(Data extracted from a collection)
>> Begin

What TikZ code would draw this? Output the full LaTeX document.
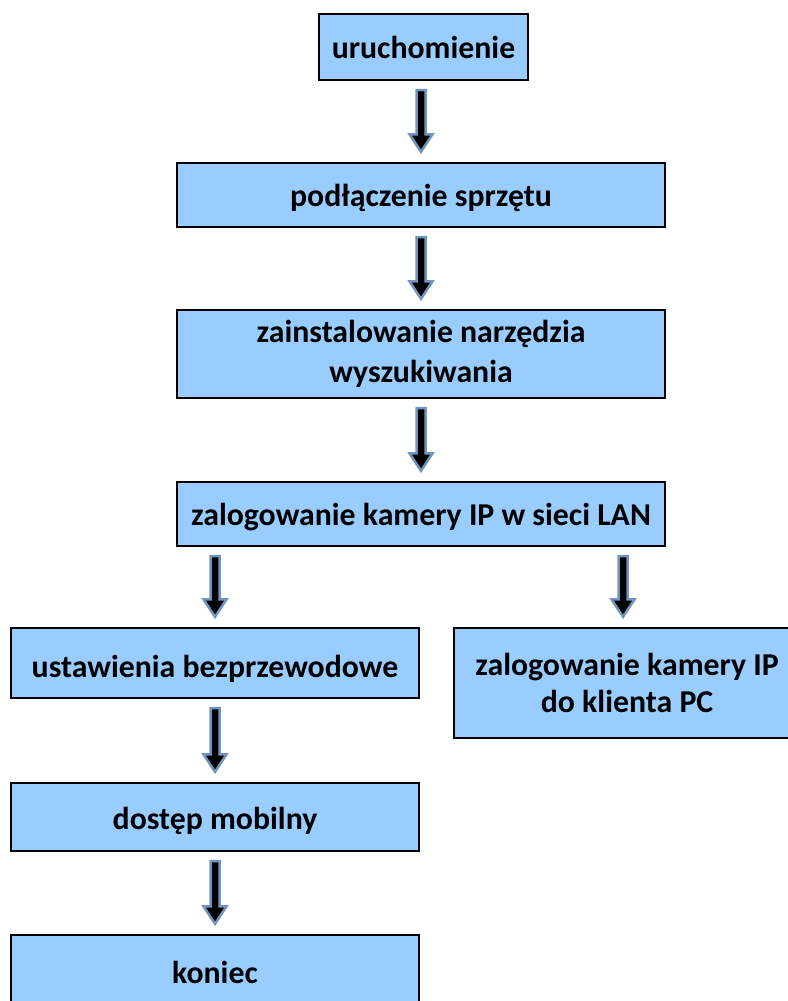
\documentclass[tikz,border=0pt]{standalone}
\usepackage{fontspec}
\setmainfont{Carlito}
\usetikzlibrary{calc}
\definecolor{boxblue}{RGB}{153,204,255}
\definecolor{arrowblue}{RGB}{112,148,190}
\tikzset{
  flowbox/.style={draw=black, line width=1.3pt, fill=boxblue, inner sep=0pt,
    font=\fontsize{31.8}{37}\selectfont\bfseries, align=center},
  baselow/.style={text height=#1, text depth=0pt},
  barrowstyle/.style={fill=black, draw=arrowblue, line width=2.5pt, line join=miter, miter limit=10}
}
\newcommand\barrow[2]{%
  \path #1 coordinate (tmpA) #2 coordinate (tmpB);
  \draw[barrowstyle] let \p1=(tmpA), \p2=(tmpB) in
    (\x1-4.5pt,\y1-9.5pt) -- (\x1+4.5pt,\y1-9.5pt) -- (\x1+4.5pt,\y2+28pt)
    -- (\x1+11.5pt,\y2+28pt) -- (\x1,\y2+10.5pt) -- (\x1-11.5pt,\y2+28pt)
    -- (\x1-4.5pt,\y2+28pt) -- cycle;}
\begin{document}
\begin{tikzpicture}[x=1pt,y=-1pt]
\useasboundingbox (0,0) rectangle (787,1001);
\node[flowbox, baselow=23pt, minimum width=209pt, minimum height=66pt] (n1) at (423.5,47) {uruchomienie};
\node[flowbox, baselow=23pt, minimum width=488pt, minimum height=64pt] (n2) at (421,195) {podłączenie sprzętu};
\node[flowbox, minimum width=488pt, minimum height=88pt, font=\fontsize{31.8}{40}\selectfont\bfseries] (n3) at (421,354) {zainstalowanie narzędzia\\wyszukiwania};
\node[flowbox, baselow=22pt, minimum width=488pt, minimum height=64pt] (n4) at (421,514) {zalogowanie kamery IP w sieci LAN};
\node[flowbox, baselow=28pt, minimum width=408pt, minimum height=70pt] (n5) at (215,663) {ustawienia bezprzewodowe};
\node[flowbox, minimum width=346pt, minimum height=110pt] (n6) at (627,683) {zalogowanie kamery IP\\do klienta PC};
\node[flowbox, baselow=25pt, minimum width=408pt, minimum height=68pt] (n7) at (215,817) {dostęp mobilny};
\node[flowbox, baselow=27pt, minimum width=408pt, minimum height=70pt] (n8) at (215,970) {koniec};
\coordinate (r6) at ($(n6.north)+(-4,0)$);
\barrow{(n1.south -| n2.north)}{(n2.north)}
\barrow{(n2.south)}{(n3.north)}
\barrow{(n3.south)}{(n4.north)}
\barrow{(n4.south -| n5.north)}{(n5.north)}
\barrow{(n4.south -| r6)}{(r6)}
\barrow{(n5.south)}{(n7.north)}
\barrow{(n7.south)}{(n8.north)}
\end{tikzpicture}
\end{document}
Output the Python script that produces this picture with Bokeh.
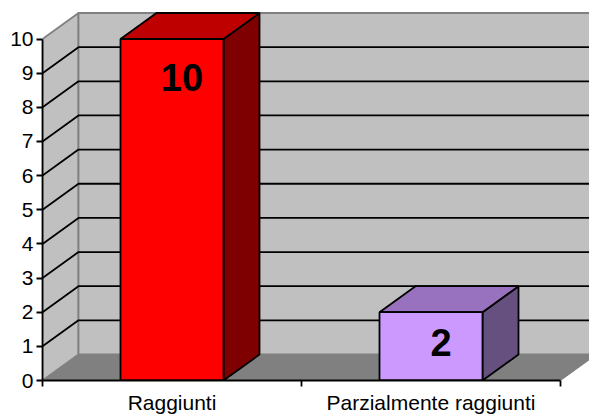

>> End

TASK INSTRUCTIONS: Quote the material in full and exactly; do not carry over its pictures.

IN RESPONSE:
What TikZ code would draw this? Output the full LaTeX document.
\documentclass[tikz,border=0pt]{standalone}
\usepackage{fontspec}
\setmainfont{Carlito}
\usetikzlibrary{calc}
\definecolor{boxblue}{RGB}{153,204,255}
\definecolor{arrowblue}{RGB}{112,148,190}
\tikzset{
  flowbox/.style={draw=black, line width=1.3pt, fill=boxblue, inner sep=0pt,
    font=\fontsize{31.8}{37}\selectfont\bfseries, align=center},
  baselow/.style={text height=#1, text depth=0pt},
  barrowstyle/.style={fill=black, draw=arrowblue, line width=2.5pt, line join=miter, miter limit=10}
}
\newcommand\barrow[2]{%
  \path #1 coordinate (tmpA) #2 coordinate (tmpB);
  \draw[barrowstyle] let \p1=(tmpA), \p2=(tmpB) in
    (\x1-4.5pt,\y1-9.5pt) -- (\x1+4.5pt,\y1-9.5pt) -- (\x1+4.5pt,\y2+28pt)
    -- (\x1+11.5pt,\y2+28pt) -- (\x1,\y2+10.5pt) -- (\x1-11.5pt,\y2+28pt)
    -- (\x1-4.5pt,\y2+28pt) -- cycle;}
\begin{document}
\begin{tikzpicture}[x=1pt,y=-1pt]
\useasboundingbox (0,0) rectangle (787,1001);
\node[flowbox, baselow=23pt, minimum width=209pt, minimum height=66pt] (n1) at (423.5,47) {uruchomienie};
\node[flowbox, baselow=23pt, minimum width=488pt, minimum height=64pt] (n2) at (421,195) {podłączenie sprzętu};
\node[flowbox, minimum width=488pt, minimum height=88pt, font=\fontsize{31.8}{40}\selectfont\bfseries] (n3) at (421,354) {zainstalowanie narzędzia\\wyszukiwania};
\node[flowbox, baselow=22pt, minimum width=488pt, minimum height=64pt] (n4) at (421,514) {zalogowanie kamery IP w sieci LAN};
\node[flowbox, baselow=28pt, minimum width=408pt, minimum height=70pt] (n5) at (215,663) {ustawienia bezprzewodowe};
\node[flowbox, minimum width=346pt, minimum height=110pt] (n6) at (627,683) {zalogowanie kamery IP\\do klienta PC};
\node[flowbox, baselow=25pt, minimum width=408pt, minimum height=68pt] (n7) at (215,817) {dostęp mobilny};
\node[flowbox, baselow=27pt, minimum width=408pt, minimum height=70pt] (n8) at (215,970) {koniec};
\coordinate (r6) at ($(n6.north)+(-4,0)$);
\barrow{(n1.south -| n2.north)}{(n2.north)}
\barrow{(n2.south)}{(n3.north)}
\barrow{(n3.south)}{(n4.north)}
\barrow{(n4.south -| n5.north)}{(n5.north)}
\barrow{(n4.south -| r6)}{(r6)}
\barrow{(n5.south)}{(n7.north)}
\barrow{(n7.south)}{(n8.north)}
\end{tikzpicture}
\end{document}
Output the Python script that produces this picture with Bokeh.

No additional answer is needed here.